As part of their annual survey of the world’s largest architecture practices, this year BD has also included a survey to help them quantify which countries are best suited for women with careers in architecture - particularly those who wish to work for large companies. In order to create these rankings, they found the ratio of male to female architects in various countries, and also sought out publicly available data on maternity and paternity leave requirements, and the average cost of childcare as a percentage of average wage. You can read more about their sometimes surprising results after the break.
Perhaps the most unexpected result from the survey are the top countries when it comes to the ratio of male to female architects (these results were taken purely from the WA100 practices in the survey):
1. Vietnam (0.7 male architects for every female architect)
2. Turkey (0.8)
=3. Sweden (1)
=3. Norway (1)
=4. Germany (1.3)
=4. France (1.3)
5. Spain (1.4)
While the ratios listed here are commendable – particularly Vietnam, Turkey, Sweden and Norway – they are admittedly based on a small sample size, and it is also impossible to simplify the realities of a working life down to a single number. That’s why BD has also created lists of the top 5 and bottom 3 countries to be a female architect based on these ratios, maternity and paternity leave entitlements and childcare costs:
The Top 5
Sweden is the runaway winner when taking all factors into account. Not only does it have an equal ratio between men and women, it has the longest maternity leave around at 60 weeks full pay (paternity leave is 8.5 weeks full pay). Another big factor is that childcare costs as a percentage of average wage are just 7.1%.
Norway is another country with an equal male/female ratio and extensive fully paid parental leave – 34 weeks for mothers, 12 for fathers. Its childcare costs are a little higher though, at 16.8% of the average wage.

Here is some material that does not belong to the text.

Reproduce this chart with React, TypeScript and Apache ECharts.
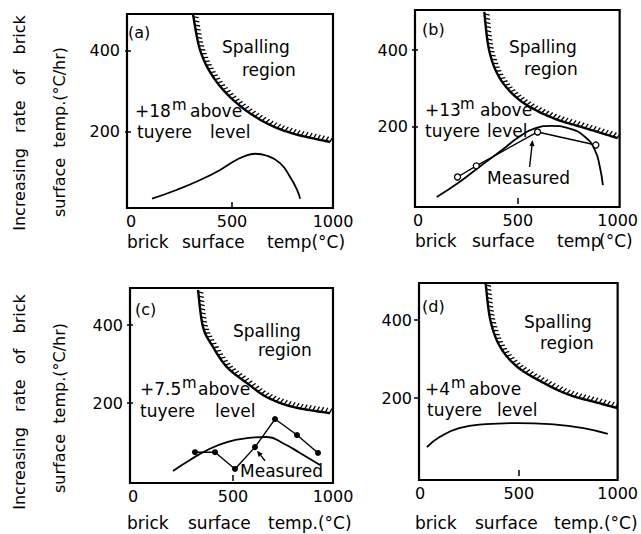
import React, { useEffect, useRef } from "react";
import * as echarts from "echarts";

const FONT = "DejaVu Sans";

// tick labels
const xTickLabels = [0, 500, 1000];
const xTickMarks = [500];
const yTickLabels = [200, 400];

// (a) +18 m
const boundaryA = [[307, 489], [342, 402], [406, 336], [505, 279], [639, 230], [787, 198], [985, 175]];
const curveA = [[104, 35], [228, 57], [342, 81], [441, 106], [505, 126], [554, 138], [614, 146], [673, 141], [738, 123], [787, 89], [822, 57], [837, 35]];

// (b) +13 m
const boundaryB = [[332, 499], [356, 400], [406, 330], [490, 278], [589, 244], [703, 218], [837, 197], [1000, 171]];
const curveB = [[94, 18], [208, 57], [307, 96], [421, 140], [505, 174], [589, 197], [668, 203], [752, 197], [837, 174], [886, 140], [911, 96], [926, 49]];
const measuredB = [[198, 70], [292, 99], [599, 187], [891, 153]];
const arrowB = [559, 96, 574, 166];

// (c) +7.5 m
const boundaryC = [[325, 490], [350, 395], [400, 344], [470, 292], [570, 251], [670, 215], [800, 190], [985, 174]];
const curveC = [[200, 26], [285, 54], [370, 79], [470, 100], [570, 110], [670, 113], [750, 97], [835, 72], [935, 41]];
const measuredC = [[310, 74], [410, 74], [510, 31], [610, 87], [710, 159], [820, 118], [925, 72]];
const arrowC = [660, 52, 620, 78];

// (d) +4 m
const boundaryD = [[332, 495], [356, 400], [406, 331], [495, 279], [629, 238], [757, 208], [906, 187], [1000, 174]];
const curveD = [[35, 74], [99, 100], [198, 123], [332, 133], [495, 136], [658, 133], [827, 123], [950, 108]];

const panels = [
  { grid: { left: 127, top: 14, width: 206, height: 194 }, x: [-20, 1000], y: [12, 491], boundary: boundaryA, curve: curveA, measured: null, mStyle: null, arrow: null },
  { grid: { left: 415, top: 10, width: 207, height: 197 }, x: [-15, 1010], y: [-8, 504], boundary: boundaryB, curve: curveB, measured: measuredB, mStyle: "open", arrow: arrowB },
  { grid: { left: 130, top: 288, width: 203, height: 195 }, x: [-15, 1000], y: [-5, 495], boundary: boundaryC, curve: curveC, measured: measuredC, mStyle: "filled", arrow: arrowC },
  { grid: { left: 419, top: 283, width: 203, height: 197 }, x: [-5, 1000], y: [-10, 495], boundary: boundaryD, curve: curveD, measured: null, mStyle: null, arrow: null },
];

function catmull(pts: number[][], seg: number) {
  const out: number[][] = [];
  const n = pts.length;
  for (let i = 0; i < n - 1; i++) {
    const p0 = pts[i - 1] || pts[i];
    const p1 = pts[i];
    const p2 = pts[i + 1];
    const p3 = pts[i + 2] || pts[i + 1];
    for (let s = 0; s < seg; s++) {
      const t = s / seg;
      const t2 = t * t, t3 = t2 * t;
      const f = (a: number, b: number, c: number, d: number) =>
        0.5 * (2 * b + (-a + c) * t + (2 * a - 5 * b + 4 * c - d) * t2 + (-a + 3 * b - 3 * c + d) * t3);
      out.push([f(p0[0], p1[0], p2[0], p3[0]), f(p0[1], p1[1], p2[1], p3[1])]);
    }
  }
  out.push(pts[n - 1]);
  return out;
}

function boundaryRenderer(points: number[][]) {
  return (params: any, api: any) => {
    if (params.dataIndex !== 0) return null;
    const px = points.map((p) => api.coord(p));
    const dense = catmull(px, 12);
    const children: any[] = [
      { type: "polyline", shape: { points: dense }, style: { stroke: "#000", lineWidth: 2.4, fill: null } },
    ];
    let acc = 0;
    let next = 2;
    for (let i = 1; i < dense.length; i++) {
      const a = dense[i - 1], b = dense[i];
      const dx = b[0] - a[0], dy = b[1] - a[1];
      const L = Math.hypot(dx, dy);
      if (L === 0) continue;
      while (acc + L >= next) {
        const r = (next - acc) / L;
        const p = [a[0] + dx * r, a[1] + dy * r];
        const tx = dx / L, ty = dy / L;
        const nx = ty, ny = -tx;
        children.push({
          type: "line",
          shape: { x1: p[0], y1: p[1], x2: p[0] + nx * 5 + tx * 1.8, y2: p[1] + ny * 5 + ty * 1.8 },
          style: { stroke: "#000", lineWidth: 1.3 },
        });
        next += 4.2;
      }
      acc += L;
    }
    return { type: "group", children };
  };
}

function arrowRenderer(params: any, api: any) {
  const p1 = api.coord([api.value(0), api.value(1)]);
  const p2 = api.coord([api.value(2), api.value(3)]);
  const dx = p2[0] - p1[0], dy = p2[1] - p1[1];
  const L = Math.hypot(dx, dy);
  const ux = dx / L, uy = dy / L;
  const hl = 6, hw = 2.6;
  const bx = p2[0] - ux * hl, by = p2[1] - uy * hl;
  return {
    type: "group",
    children: [
      { type: "line", shape: { x1: p1[0], y1: p1[1], x2: bx, y2: by }, style: { stroke: "#000", lineWidth: 1.4 } },
      {
        type: "polygon",
        shape: { points: [[p2[0], p2[1]], [bx - uy * hw, by + ux * hw], [bx + uy * hw, by - ux * hw]] },
        style: { fill: "#000" },
      },
    ],
  };
}

function txt(x: number, y: number, s: string, size = 17, extra: any = {}) {
  return {
    type: "text",
    x,
    y,
    style: { text: s, fontSize: size, fontFamily: FONT, fill: "#000", textAlign: "left", textVerticalAlign: "middle", ...extra },
    silent: true,
  };
}
function vtxt(x: number, y: number, s: string, size = 16) {
  return {
    type: "text",
    x,
    y,
    rotation: Math.PI / 2,
    style: { text: s, fontSize: size, fontFamily: FONT, fill: "#000", textAlign: "center", textVerticalAlign: "middle" },
    silent: true,
  };
}

const texts: any[] = [
  // axis titles (left)
  vtxt(19, 123, "Increasing   rate   of   brick"),
  vtxt(59, 132, "surface  temp.(°C/hr)", 16),
  vtxt(19, 402, "Increasing   rate   of   brick"),
  vtxt(59, 408, "surface  temp.(°C/hr)", 16),
  // x titles
  txt(127, 242, "brick"), txt(182, 242, "surface"), txt(267, 242, "temp(°C)"),
  txt(415, 241, "brick"), txt(472, 241, "surface"), txt(557, 241, "temp"), txt(599, 241, "(°C)"),
  txt(127, 523, "brick"), txt(188, 523, "surface"), txt(268, 523, "temp.(°C)"),
  txt(415, 523, "brick"), txt(475, 523, "surface"), txt(554, 523, "temp.(°C)"),
  // (a)
  txt(128, 32, "(a)", 16), txt(222, 47, "Spalling"), txt(242, 70, "region"),
  txt(135, 111, "+18"), txt(172, 105, "m", 15), txt(190, 111, "above"),
  txt(137, 132, "tuyere"), txt(210, 132, "level"),
  // (b)
  txt(422, 29, "(b)", 16), txt(509, 47, "Spalling"), txt(524, 69, "region"),
  txt(425, 110, "+13"), txt(460, 104, "m", 15), txt(480, 110, "above"),
  txt(425, 131, "tuyere"), txt(487, 131, "level"),
  txt(487, 178, "Measured"),
  // (c)
  txt(135, 309, "(c)", 16), txt(233, 331, "Spalling"), txt(258, 350, "region"),
  txt(140, 389, "+7.5"), txt(182, 383, "m", 15), txt(198, 389, "above"),
  txt(140, 411, "tuyere"), txt(215, 411, "level"),
  txt(240, 471, "Measured"),
  // (d)
  txt(422, 306, "(d)", 16), txt(524, 322, "Spalling"), txt(540, 343, "region"),
  txt(425, 389, "+4"), txt(451, 383, "m", 15), txt(469, 389, "above"),
  txt(427, 410, "tuyere"), txt(497, 410, "level"),
];

export default function App() {
  const ref = useRef<HTMLDivElement>(null);
  useEffect(() => {
    if (!ref.current) return;
    const chart = echarts.init(ref.current, undefined, { renderer: "svg" });
    const grid: any[] = [];
    const xAxis: any[] = [];
    const yAxis: any[] = [];
    const series: any[] = [];
    panels.forEach((p, i) => {
      grid.push({ ...p.grid, show: true, borderColor: "#000", borderWidth: 2.2, backgroundColor: "transparent" });
      xAxis.push({
        gridIndex: i, type: "value", min: p.x[0], max: p.x[1],
        axisLine: { show: false }, splitLine: { show: false },
        axisTick: { show: true, inside: true, length: 6, customValues: xTickMarks, lineStyle: { color: "#000", width: 1.5 } },
        axisLabel: { customValues: xTickLabels, margin: 5, fontSize: 16, color: "#000", fontFamily: FONT, formatter: (v: number) => String(v) },
      });
      yAxis.push({
        gridIndex: i, type: "value", min: p.y[0], max: p.y[1],
        axisLine: { show: false }, splitLine: { show: false },
        axisTick: { show: true, inside: false, length: 6, customValues: yTickLabels, lineStyle: { color: "#000", width: 1.5 } },
        axisLabel: { customValues: yTickLabels, margin: 7, fontSize: 16, color: "#000", fontFamily: FONT, formatter: (v: number) => String(v) },
      });
      series.push({
        type: "custom", xAxisIndex: i, yAxisIndex: i, clip: false,
        renderItem: boundaryRenderer(p.boundary), data: [p.boundary[0]], silent: true,
      });
      series.push({
        type: "line", xAxisIndex: i, yAxisIndex: i, data: p.curve, smooth: 0.5, showSymbol: false,
        lineStyle: { color: "#000", width: 1.8 }, silent: true,
      });
      if (p.measured) {
        const open = p.mStyle === "open";
        series.push({
          type: "line", xAxisIndex: i, yAxisIndex: i, data: p.measured, smooth: false,
          symbol: "circle", symbolSize: 6, showSymbol: true,
          itemStyle: open ? { color: "#fff", borderColor: "#000", borderWidth: 1.3 } : { color: "#000", borderColor: "#000", borderWidth: 0 },
          lineStyle: { color: "#000", width: 1.4 }, silent: true, z: 3,
        });
      }
      if (p.arrow) {
        series.push({
          type: "custom", xAxisIndex: i, yAxisIndex: i, clip: false,
          renderItem: arrowRenderer, data: [p.arrow], silent: true, z: 4,
        });
      }
    });
    chart.setOption({
      animation: false,
      backgroundColor: "#fff",
      grid, xAxis, yAxis, series,
      graphic: texts,
    });
    return () => chart.dispose();
  }, []);
  return <div ref={ref} style={{ width: 641, height: 534, position: "absolute", left: 0, top: 0 }} />;
}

In Germany, the close balance between the sexes is not found only in their male/female ratio of 1.3. It extends to parental leave, where both sexes are entitled to 12 months leave at 65% pay (with single parents offered 14 months). Mothers, however, also get 14 weeks at full pay. Childcare costs are 14.1% of the average income.
Though the male/female ratio is fractionally lower at 1.5, Denmark gets higher up this list for a relatively progressive system of parental leave: mothers and fathers get 52 weeks of fully paid leave between them, and can choose how to divide it (there is however a stipulation that mothers must take at least 18 weeks of this leave and fathers must take 2 – so it’s not perfectly equal). Childcare costs are also low at 11.2%.
Spain has a near-equal distribution of male and female architects with a ratio of 1.4. Its parental leave entitlement is a little less impressive at 16 weeks maternity leave and 15 days paternity leave on full pay, but childcare costs are very low at just 8.2% of the average wage.
France is similar to Spain with a ratio of 1.3, maternity leave of 16 weeks and paternity leave of 14 days fully paid. Its childcare costs are higher at 16.5%, but it sneaks onto this list thanks to a clause that offers 26 weeks maternity leave after a third child.
The Bottom 3
With a ratio of 9 male architects to every female architect, Japan tops the list of the worst country to work as a female architect. Its parental leave entitlement is unforgiving too, with 14 weeks on 60% pay for mothers and no paternity leave entitlement.
Just 5 of the USA’s 50 states have any parental leave entitlement at all (and even in these states it is only 6 weeks), and this added to the fact that childcare is 38.1% of the average wage make the US a top contender for the worst place to be an architect and raise a family.
The UK offers just 6 weeks maternity leave at 90% pay, and up to 2 weeks paternity leave. Maternity leave can be extended to 33 weeks, however mothers are only entitled to £136.78 a week for this period, significantly less than minimum wage. Paternity leave can be extended to 29 weeks provided the mother returns to work. The UK also has the highest childcare costs at 40.9% of the average wage.